La Palabra del Señor afirma que Dios habita “con el quebrantado y humilde de espíritu, para hacer vivir el espíritu de los humildes, y para vivificar el corazón de los quebrantados”, éstas palabras están dirigidas a los que “atentos a su verdadera situación y susceptibles a la influencia del Espíritu de Dios, se humillan delante de Dios con corazón contrito. Pero Dios no puede ofrecer la paz a los que no quieren escuchar el reproche divino, que son voluntarios e indóciles, y que se han dispuesto continuar en sus propios caminos. No puede curarlos porque no quieren reconocer que necesitan curación. Dios declara de la verdadera condición de ellos: “Los impíos son como el mar en tempestad, que no puede estarse quieto, y sus aguas arrojan cieno y lodo”- Isaías 57:20.”(Carta 106, 1896).
Dios es santo y no puede estar de ninguna forma junto con los pecadores; pero en su infinito amor, Él es capaz de habitar con el pecador arrepentido para darle vida espiritual, siendo que éste último está “muerto en sus delitos y pecados”.
Dios es amor, y por este atributo hermoso que posee es como llegamos a estar en su presencia como quienes nunca pecaron, justificados y amparados por la sublime gracia de nuestro Salvador Jesucristo. ¡Oh, infinita gracia! ¡Oh, incomprensible amor! ¡Oh, divina misericordia! ¡Alabado sea Dios! ¡ALELUYA!
“Ten compasión de mí, Oh Dios, conforme a tu amante bondad; conforme a tu inmensa ternura, borra mis transgresiones. Lávame a fondo de mi maldad, y límpiame de mi pecado. Porque reconozco mis transgresiones, y mi pecado está siempre delante de mí. Contra ti, contra ti solo he pecado, e hice lo malo ante tus ojos, pues tú eres justo cuando hablas, y sin reproche cuando juzgas. En cambio, en maldad nací yo, y en pecado me concibió mi madre. Pero tú amas la verdad en lo íntimo, y en lo secreto me ayudas a reconocer la sabiduría.

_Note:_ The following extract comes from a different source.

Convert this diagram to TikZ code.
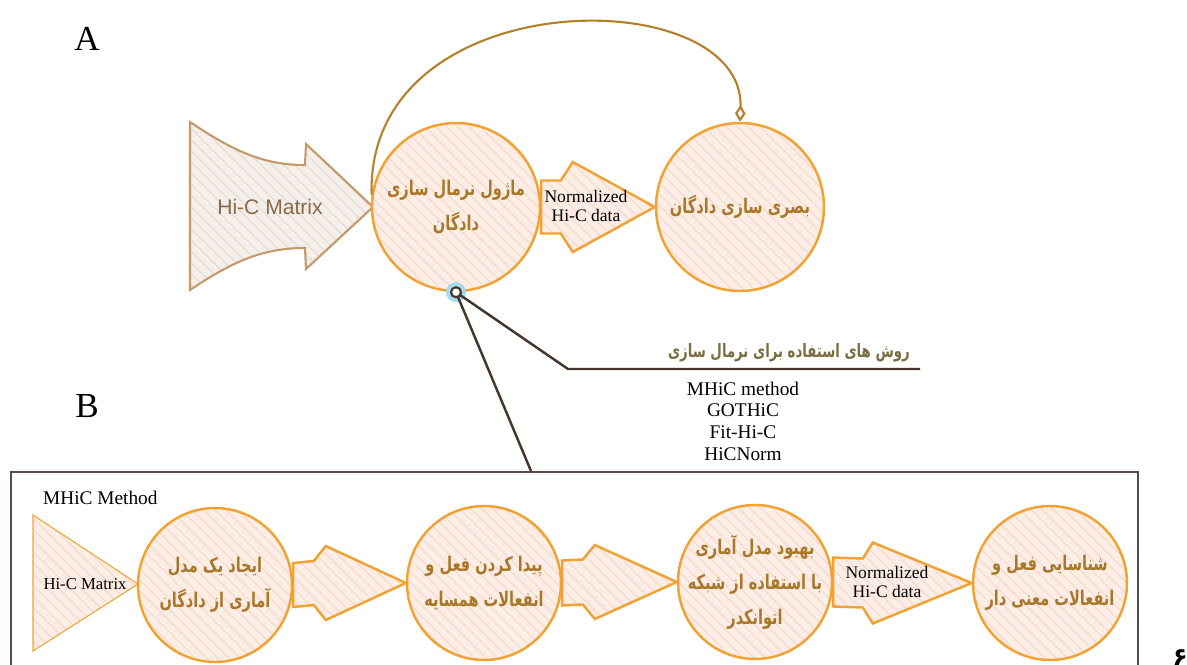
\documentclass[tikz,border=0pt]{standalone}
\usepackage{fontspec}
\setmainfont{Liberation Serif}
\setsansfont{Liberation Sans}
\newfontfamily\fafont[Script=Arabic, FakeStretch=0.72]{DejaVu Sans}
\newfontfamily\fadigit[Script=Arabic]{DejaVu Sans}
\TeXXeTstate=1
\usetikzlibrary{arrows.meta, positioning, calc, patterns.meta}

\definecolor{ringorange}{HTML}{F2A232}
\definecolor{peach}{HTML}{FCEEE6}
\definecolor{peachline}{HTML}{F6D6C2}
\definecolor{circtext}{HTML}{A9772A}
\definecolor{tanline}{HTML}{C49A6C}
\definecolor{tanfill}{HTML}{F4EFEA}
\definecolor{tanstripe}{HTML}{E4D8CB}
\definecolor{tantext}{HTML}{8A6A4C}
\definecolor{curvecol}{HTML}{B5802B}
\definecolor{darkbrown}{HTML}{46362A}
\definecolor{olivetext}{HTML}{7A6D3F}
\definecolor{halo}{HTML}{A6DAF0}
\definecolor{boxline}{HTML}{5B4B42}

% one right-to-left line
\newcommand{\faline}[1]{\beginR #1\endR}
% block arrow from a point to a tip: half shaft, half head, head length, notch
\newcommand{\blockarrow}[6]{%
  \draw[flowarrow] ($(#1)+(0,-#3)$) -- ($(#2)+(-#5-#6,-#3)$) -- ($(#2)+(-#5,-#4)$) -- (#2)
    -- ($(#2)+(-#5,#4)$) -- ($(#2)+(-#5-#6,#3)$) -- ($(#1)+(0,#3)$) -- cycle;}

\begin{document}
\begin{tikzpicture}[x=0.02cm, y=-0.02cm,
    hatch/.style={preaction={fill=peach}, pattern={Lines[angle=-45, distance=4.5pt, line width=0.5pt]},
                  pattern color=peachline},
    bigstep/.style={circle, draw=ringorange, line width=1.4pt, hatch, minimum size=3.36cm,
                    inner sep=0pt, align=center, text=circtext,
                    font=\fafont\bfseries\fontsize{11.5}{20}\selectfont},
    smallstep/.style={bigstep, minimum size=3.08cm},
    flowarrow/.style={draw=ringorange, line width=1.4pt, line join=miter, hatch},
    arrowtext/.style={align=center, font=\fontsize{10}{11.3}\selectfont},
    panel/.style={font=\fontsize{20}{20}\selectfont},
    brownline/.style={draw=darkbrown, line width=1.4pt}
]
    \useasboundingbox (0,0) rectangle (1187,664);

    % Panel A
    \node[panel, anchor=base] (labA) at (87,50) {A};

    \draw[draw=tanline, line width=1.2pt, line join=miter, preaction={fill=tanfill},
          pattern={Lines[angle=-45, distance=4.5pt, line width=0.5pt]}, pattern color=tanstripe]
        (190,122) .. controls (232,150) and (262,165) .. (305,165) -- (306,144) -- (373,207)
        -- (306,269) -- (305,248) .. controls (262,248) and (232,262) .. (190,290) -- cycle;
    \node[font=\sffamily\fontsize{12}{12}\selectfont, text=tantext] (hicA) at (270,207) {Hi-C Matrix};

    \node[bigstep] (norm) at (456,207) {\faline{ماژول نرمال سازی}\\\faline{دادگان}};
    \node[bigstep] (visual) at (740,207) {\faline{بصری سازی دادگان}};

    \blockarrow{norm.east}{visual.west}{26.5}{45}{82}{12}
    \node[arrowtext] (normdata) at (586,206) {Normalized\\Hi-C data};

    \draw[curvecol, line width=1.2pt, -{Diamond[open, length=9.5pt, width=6pt]}]
        (norm.172) .. controls (365,-20) and (745,-20) .. (visual.north);

    % Methods callout
    \node[circle, fill=halo, minimum size=0.4cm, inner sep=0pt] (pinhalo) at (norm.south) {};
    \coordinate (elbow) at (568,369);
    \coordinate (lineend) at (920,369);
    \coordinate (boxtop) at (531,471);
    \draw[brownline] (norm.south) -- (elbow) -- (lineend);
    \draw[brownline] (norm.south) -- (boxtop);
    \node[circle, draw=darkbrown, line width=1.2pt, fill=white, minimum size=0.2cm, inner sep=0pt]
        (pin) at (norm.south) {};

    \node[anchor=base east, text=olivetext, font=\fafont\bfseries\fontsize{10.5}{12}\selectfont]
        (methodstitle) at (916,357) {\faline{روش های استفاده برای نرمال سازی}};
    \node[align=center, font=\fontsize{11}{12.3}\selectfont] (methods) at (743,421)
        {MHiC method\\GOTHiC\\Fit-Hi-C\\HiCNorm};

    % Panel B
    \node[panel, anchor=base] (labB) at (87,417) {B};
    \node[draw=boxline, line width=1.2pt, anchor=north west, minimum width=22.54cm,
          minimum height=4.6cm] (boxB) at (10,471) {};
    \node[anchor=base west, font=\fontsize{11}{12}\selectfont] (mhic) at (37,504) {MHiC Method};

    \draw[draw=ringorange, line width=0.6pt, hatch] (33,515) -- (138,584) -- (33,651) -- cycle;
    \node[font=\fontsize{9.5}{10}\selectfont] (hicB) at (85,584) {Hi-C Matrix};

    \node[smallstep] (model) at (215,585) {\faline{ایجاد یک مدل}\\\faline{آماری از دادگان}};
    \node[smallstep] (neigh) at (484,583) {\faline{پیدا کردن فعل و}\\\faline{انفعالات همسایه}};
    \node[smallstep, inner sep=-8pt] (improve) at (755,582)
        {\faline{بهبود مدل آماری}\\\faline{با استفاده از شبکه}\\\faline{اتوانکدر}};
    \node[smallstep] (detect) at (1050,583) {\faline{شناسایی فعل و}\\\faline{انفعالات معنی دار}};

    \blockarrow{model.east}{neigh.west}{22}{37}{80}{12}
    \blockarrow{neigh.east}{improve.west}{22.5}{37}{82}{12}
    \blockarrow{improve.east}{detect.west}{24.5}{40.5}{99}{10}
    \node[arrowtext] (normdataB) at (887,582) {Normalized\\Hi-C data};

    \node[font=\fadigit\bfseries\fontsize{14}{14}\selectfont] (pagenum) at (1180,658) {۶};
\end{tikzpicture}
\end{document}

Purifícame con hisopo, y seré limpio. Lávame, y seré más blanco que la nieve. Hazme oír gozo y alegría, y se recrearán los huesos que abatiste. Esconde tu rostro de mis pecados, y borra todas mis maldades. Oh Dios, crea en mí un corazón limpio, y renueva un espíritu recto dentro de mí. No me eches de tu presencia, y no retires de mí tu Santo Espíritu. Devuélveme el gozo de tu salvación, y sosténme con un espíritu dispuesto. Entonces enseñaré a los transgresores tus caminos, y los pecadores se convertirán a ti. Líbrame de homicidios, Oh Dios, Dios de mi salvación; y mi lengua cantará tu justicia. Señor, abre mis labios, y mi boca publicará tu alabanza” (Salmos 51:1-15).